In 1991, the Treaty's signatories negotiated the Protocol on Environmental Protection, better known as the Madrid Protocol, which prohibited mining operations in Antarctica for at least 50 years, designating Antarctica a "natural reserve, devoted to peace and science". But even three-and-a-half years after it came into existence, only 16 of the 26 members have come forward to ratify the Protocol.

India is 1 of the 16 Consultative members who are yet to put their stamp of approval on the Protocol. "But the reasons for the delay are mainly procedural," explains Atul Khare, senior bureaucrat at India's Union ministry of external affairs, who is handling Treaty-related issues. "The process of ratification has been slowed down due to the longdrawn internal procedures that need to be taken care of before a decision is made. There is no other substantive problem."

But he also stressed that India would take a stand only after carefully considering the stances of the rest of the non-ratifying members, especially the us, Russia and Japan, whose economic stakes over the continent are supreme. At Seoul, the Indian team was assertive, making a public announcement promising to ratify the Madrid Protocol by the next atcm, to be held in Holland in 1996.

The other issue which received considerable attention was that of setting up of a liability regime by negotiating a "Liability Annex to cover damage to the Antarctic Environment". In a bid to gauge the mood of the member nations, a week-long intergovernmental meeting took place in Seoul immediately before the atcm. But most partners, led by the us and the uk, hummed and hawed. They were clearly unwilling to bear the burden of the damages that years of indiscrimination had created.

All that materialised was a lopsided agreement with no binding power whatsoever. "We are deeply concerned about the pace of negotiations as well as about the content. Do we really have to wait for another accident before the political will is found?" asked the visibly perturbed asoc counsel, Jim Barnes. All the while, environmental groups stewed because they had been debarred from the intergovernmental meeting.
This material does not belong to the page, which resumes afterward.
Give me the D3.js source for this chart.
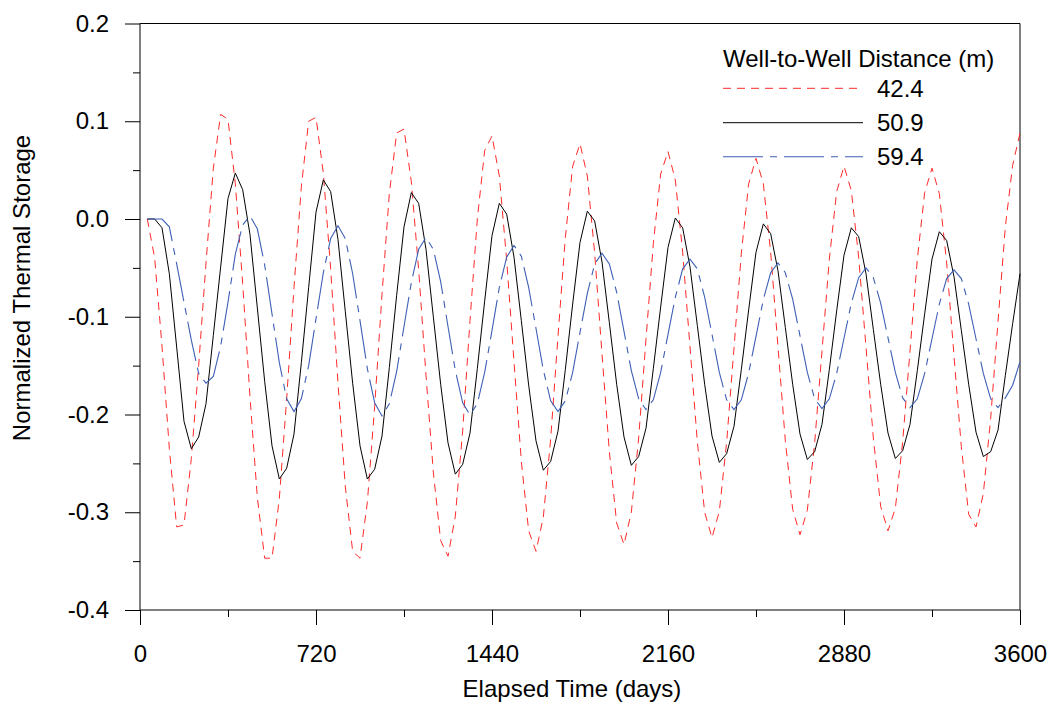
<!DOCTYPE html>
<html>
<head>
<meta charset="utf-8">
<script src="https://cdn.jsdelivr.net/npm/d3@7"></script>
<style>
  body { margin: 0; background: #fff; }
  svg text { font-family: Arial, 'Liberation Sans', sans-serif; fill: #000; }
</style>
</head>
<body>
<svg id="canvas" width="1050" height="704"></svg>
<script>
// elapsed time of each sample (days)
const days = [
  30, 60, 90, 120, 150, 180, 210, 240, 270, 300, 330, 360,
  390, 420, 450, 480, 510, 540, 570, 600, 630, 660, 690, 720,
  750, 780, 810, 840, 870, 900, 930, 960, 990, 1020, 1050, 1080,
  1110, 1140, 1170, 1200, 1230, 1260, 1290, 1320, 1350, 1380, 1410, 1440,
  1470, 1500, 1530, 1560, 1590, 1620, 1650, 1680, 1710, 1740, 1770, 1800,
  1830, 1860, 1890, 1920, 1950, 1980, 2010, 2040, 2070, 2100, 2130, 2160,
  2190, 2220, 2250, 2280, 2310, 2340, 2370, 2400, 2430, 2460, 2490, 2520,
  2550, 2580, 2610, 2640, 2670, 2700, 2730, 2760, 2790, 2820, 2850, 2880,
  2910, 2940, 2970, 3000, 3030, 3060, 3090, 3120, 3150, 3180, 3210, 3240,
  3270, 3300, 3330, 3360, 3390, 3420, 3450, 3480, 3510, 3540, 3570, 3600
];

// 42.4 m
const dist424 = [
  0, -0.04, -0.13, -0.235, -0.315, -0.313, -0.245, -0.15, -0.045, 0.052, 0.107, 0.102,
  0.036, -0.066, -0.182, -0.285, -0.347, -0.347, -0.286, -0.184, -0.070, 0.033, 0.100, 0.104,
  0.047, -0.051, -0.168, -0.274, -0.340, -0.347, -0.290, -0.192, -0.077, 0.026, 0.088, 0.092,
  0.038, -0.052, -0.160, -0.259, -0.329, -0.345, -0.304, -0.217, -0.104, 0.000, 0.070, 0.085,
  0.044, -0.042, -0.146, -0.248, -0.319, -0.340, -0.305, -0.225, -0.120, -0.019, 0.054, 0.077,
  0.044, -0.035, -0.138, -0.238, -0.311, -0.333, -0.300, -0.224, -0.123, -0.025, 0.046, 0.069,
  0.040, -0.034, -0.131, -0.228, -0.300, -0.326, -0.299, -0.228, -0.132, -0.035, 0.036, 0.062,
  0.036, -0.034, -0.131, -0.227, -0.297, -0.323, -0.298, -0.229, -0.135, -0.041, 0.028, 0.054,
  0.029, -0.039, -0.131, -0.224, -0.294, -0.319, -0.296, -0.228, -0.135, -0.041, 0.027, 0.052,
  0.026, -0.045, -0.140, -0.233, -0.302, -0.315, -0.281, -0.204, -0.105, -0.008, 0.055, 0.088
];

// 50.9 m
const dist509 = [
  0, 0, -0.009, -0.056, -0.131, -0.207, -0.235, -0.223, -0.189, -0.119, -0.049, 0.021,
  0.047, 0.030, -0.016, -0.091, -0.166, -0.232, -0.266, -0.255, -0.220, -0.147, -0.070, 0.007,
  0.040, 0.028, -0.021, -0.095, -0.168, -0.232, -0.266, -0.256, -0.222, -0.152, -0.078, -0.008,
  0.027, 0.016, -0.031, -0.100, -0.169, -0.229, -0.261, -0.251, -0.219, -0.153, -0.084, -0.017,
  0.016, 0.005, -0.039, -0.104, -0.170, -0.227, -0.257, -0.248, -0.217, -0.154, -0.087, -0.024,
  0.008, -0.002, -0.044, -0.106, -0.169, -0.223, -0.252, -0.243, -0.214, -0.153, -0.090, -0.029,
  0.001, -0.009, -0.049, -0.109, -0.169, -0.222, -0.249, -0.240, -0.212, -0.154, -0.093, -0.034,
  -0.005, -0.015, -0.053, -0.111, -0.169, -0.220, -0.246, -0.238, -0.210, -0.154, -0.094, -0.037,
  -0.009, -0.018, -0.056, -0.113, -0.169, -0.219, -0.245, -0.237, -0.210, -0.155, -0.097, -0.041,
  -0.013, -0.022, -0.059, -0.114, -0.169, -0.218, -0.243, -0.238, -0.216, -0.160, -0.107, -0.056
];

// 59.4 m
const dist594 = [
  0, 0, 0, -0.008, -0.046, -0.085, -0.124, -0.158, -0.168, -0.161, -0.130, -0.085,
  -0.036, -0.006, 0.003, -0.010, -0.047, -0.097, -0.147, -0.184, -0.197, -0.184, -0.150, -0.102,
  -0.055, -0.020, -0.007, -0.020, -0.056, -0.104, -0.153, -0.188, -0.2015, -0.189, -0.156, -0.110,
  -0.065, -0.031, -0.019, -0.031, -0.064, -0.110, -0.155, -0.188, -0.2005, -0.189, -0.157, -0.114,
  -0.070, -0.039, -0.027, -0.038, -0.070, -0.112, -0.1545, -0.186, -0.197, -0.186, -0.157, -0.116,
  -0.076, -0.046, -0.035, -0.046, -0.075, -0.115, -0.155, -0.184, -0.195, -0.185, -0.157, -0.118,
  -0.080, -0.051, -0.041, -0.051, -0.080, -0.118, -0.157, -0.185, -0.195, -0.185, -0.1575, -0.120,
  -0.0825, -0.055, -0.045, -0.055, -0.082, -0.1195, -0.157, -0.184, -0.194, -0.184, -0.158, -0.122,
  -0.086, -0.060, -0.050, -0.060, -0.086, -0.1215, -0.157, -0.183, -0.193, -0.184, -0.158, -0.1225,
  -0.087, -0.061, -0.052, -0.061, -0.087, -0.1225, -0.158, -0.184, -0.193, -0.183, -0.170, -0.146
];

const seriesNames = ['42.4', '50.9', '59.4'];
const xTicks = [0, 720, 1440, 2160, 2880, 3600];
const xMinorTicks = [360, 1080, 1800, 2520, 3240];
const yTicks = [0.2, 0.1, 0.0, -0.1, -0.2, -0.3, -0.4];
const yMinorTicks = [0.15, 0.05, -0.05, -0.15, -0.25, -0.35];

const canvas = d3.select('#canvas');

const x = d3.scaleLinear().domain([0, 3600]).range([140, 1020]);
const y = d3.scaleLinear().domain([-0.4, 0.2]).range([610, 23.5]);

const styles = [
  { color: '#ff2a2a', dash: '8,6', width: 1 },
  { color: '#000000', dash: null, width: 1 },
  { color: '#3d5fb5', dash: '40,7,7,7', width: 1.1 }
];

// axes
const drawAxes = () => {
  canvas.append('g')
    .attr('transform', `translate(${x(0)},0)`)
    .call(d3.axisLeft(y).tickValues(yTicks).tickSize(15).tickPadding(16)
      .tickFormat(d => d.toFixed(1)));
  canvas.append('g')
    .attr('transform', `translate(${x(0)},0)`)
    .call(d3.axisLeft(y).tickValues(yMinorTicks).tickSize(7).tickFormat(''));

  canvas.append('g')
    .attr('transform', `translate(0,${y(-0.4)})`)
    .call(d3.axisBottom(x).tickValues(xTicks).tickSize(15).tickPadding(20)
      .tickFormat(d3.format('d')));
  canvas.append('g')
    .attr('transform', `translate(0,${y(-0.4)})`)
    .call(d3.axisBottom(x).tickValues(xMinorTicks).tickSize(7).tickFormat(''));

  canvas.selectAll('.domain').remove();
  canvas.selectAll('.tick line').attr('stroke', '#000');
  canvas.selectAll('.tick text').style('font-size', '24px');

  // frame
  const frame = [
    [x(0), y(0.2), x(3600), y(0.2)],
    [x(3600), y(0.2), x(3600), y(-0.4)],
    [x(0), y(-0.4), x(3600), y(-0.4)],
    [x(0), y(0.2), x(0), y(-0.4)]
  ];
  canvas.append('g').selectAll('line')
    .data(frame)
    .enter()
    .append('line')
    .attr('x1', d => d[0]).attr('y1', d => d[1])
    .attr('x2', d => d[2]).attr('y2', d => d[3])
    .attr('stroke', '#000')
    .attr('stroke-width', 1);

  canvas.append('text')
    .attr('x', 572)
    .attr('y', 697)
    .attr('text-anchor', 'middle')
    .style('font-size', '24px')
    .text('Elapsed Time (days)');

  canvas.append('text')
    .attr('transform', 'translate(30,288) rotate(-90)')
    .attr('text-anchor', 'middle')
    .style('font-size', '24px')
    .text('Normalized Thermal Storage');
};

const drawLines = () => {
  const allSeries = [dist424, dist509, dist594];
  const line = d3.line()
    .x((d, i) => x(days[i]))
    .y(d => y(d));

  canvas.append('g').selectAll('path')
    .data(allSeries)
    .enter()
    .append('path')
    .attr('d', d => line(d))
    .attr('fill', 'none')
    .attr('stroke', (d, i) => styles[i].color)
    .attr('stroke-width', (d, i) => styles[i].width)
    .attr('stroke-dasharray', (d, i) => styles[i].dash);
};

const drawLegend = () => {
  const legend = canvas.append('g');
  legend.append('text')
    .attr('x', 723)
    .attr('y', 66.5)
    .style('font-size', '24px')
    .text('Well-to-Well Distance (m)');

  const rowY = [88.3, 122.7, 156.7];
  const entries = legend.selectAll('g.entry')
    .data(seriesNames)
    .enter()
    .append('g')
    .attr('class', 'entry');

  entries.append('line')
    .attr('x1', 723).attr('x2', 863)
    .attr('y1', (d, i) => rowY[i]).attr('y2', (d, i) => rowY[i])
    .attr('stroke', (d, i) => styles[i].color)
    .attr('stroke-width', (d, i) => styles[i].width)
    .attr('stroke-dasharray', (d, i) => styles[i].dash);

  entries.append('text')
    .attr('x', 877)
    .attr('y', (d, i) => rowY[i] + 8.5)
    .style('font-size', '24px')
    .text(d => d);
};

drawAxes();
drawLines();
drawLegend();
</script>
</body>
</html>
asoc also pushed hard for a new Committee on Environmental Protection, a key issue in the atcm agenda, particularly the setting of a date for the first meeting of a Transitional Working Group on Environment which would fill the gap till the details of the structuring of the Committee were settled. The ngos wanted to ensure that only individuals with an impeccable environmental background were appointed as members. India was particularly voluble on this score, rooting for a "strong and effective environment working group".

During the course of the discussions related to the Committee, an agreement was forged laying down stringent rules on tourism, a rapidly growing activity in Antartica, with attendant devastating environmental impact. The new agreement serves to put a check on uncaring pleasure peregrinations. There was also a general agreement on making greater use of Antarctica for carrying out global climate change research.

But the issue upon which a consensus bombed was that of identifying a location for establishing a secretariat for the Treaty System. While the uk stubbornly pushed for South Africa, a large group of members voted for Argentina. This contentious issue has been hanging fire for a decade. Now, sceptics are convinced that till the location of the base is decided upon, the world's last great wilderness will continue to be plundered.